West European negotiators have won unprecedented, unilateral concessions from Moscow in shipping talks here - thanks, partly, to evident Soviet concern over Western reaction to events in Poland.
European diplomats point out that, even without the Polish crisis, the Soviets had good economic reason for their first such retreat in an increasingly bitter battle with Western shippers for world cargoes.
The Soviets, making enormous gains against Western competitors by charging much lower prices, ''knew they were pushing us too far,'' one diplomat said. The Europeans, for their part, made clear in the Jan. 11 to 15 talks their determination to take ''unilateral measures'' against Moscow if it did not show more restraint.
There has been no reference to the talks, much less comment on them, in the official Soviet press.
But diplomats said the Polish crisis was clearly one element in determining the Soviet approach in the talks, with government and business figures from West Germany, France, Britain, the Netherlands, and Belgium.
They said that a Soviet negotiator had said privately that one reason for Moscow's willingness to offer concessions was concern over ''talk'' in Western Europe about possible sanctions against Moscow over Poland.

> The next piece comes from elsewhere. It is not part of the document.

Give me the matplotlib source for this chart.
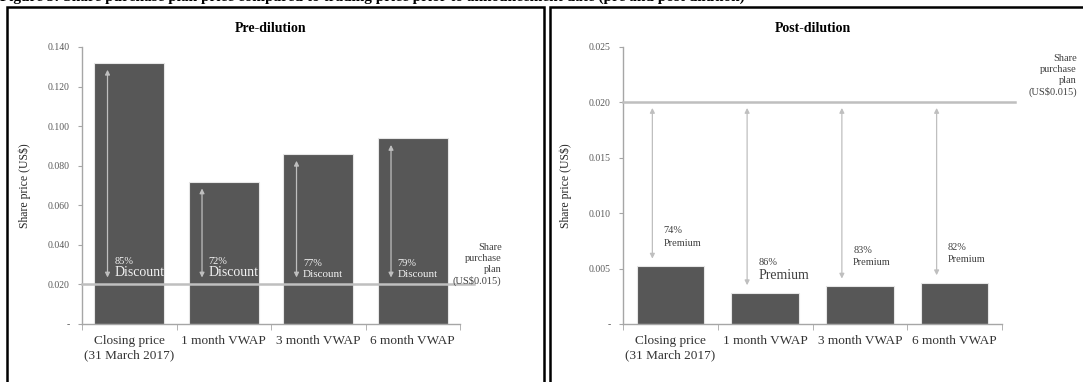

Although the West Europeans have not matched US sanctions, most have undertaken to try not to undermine the American moves. The other 13 NATO states have also said they will consider economic and other steps against Moscow should Polish martial law continue unabated.
European diplomats here are assuming a further reason for the Soviet position at the recent talks was the US move, in protest over the Polish military crackdown, to suspend talks on a new shipping accord with Moscow.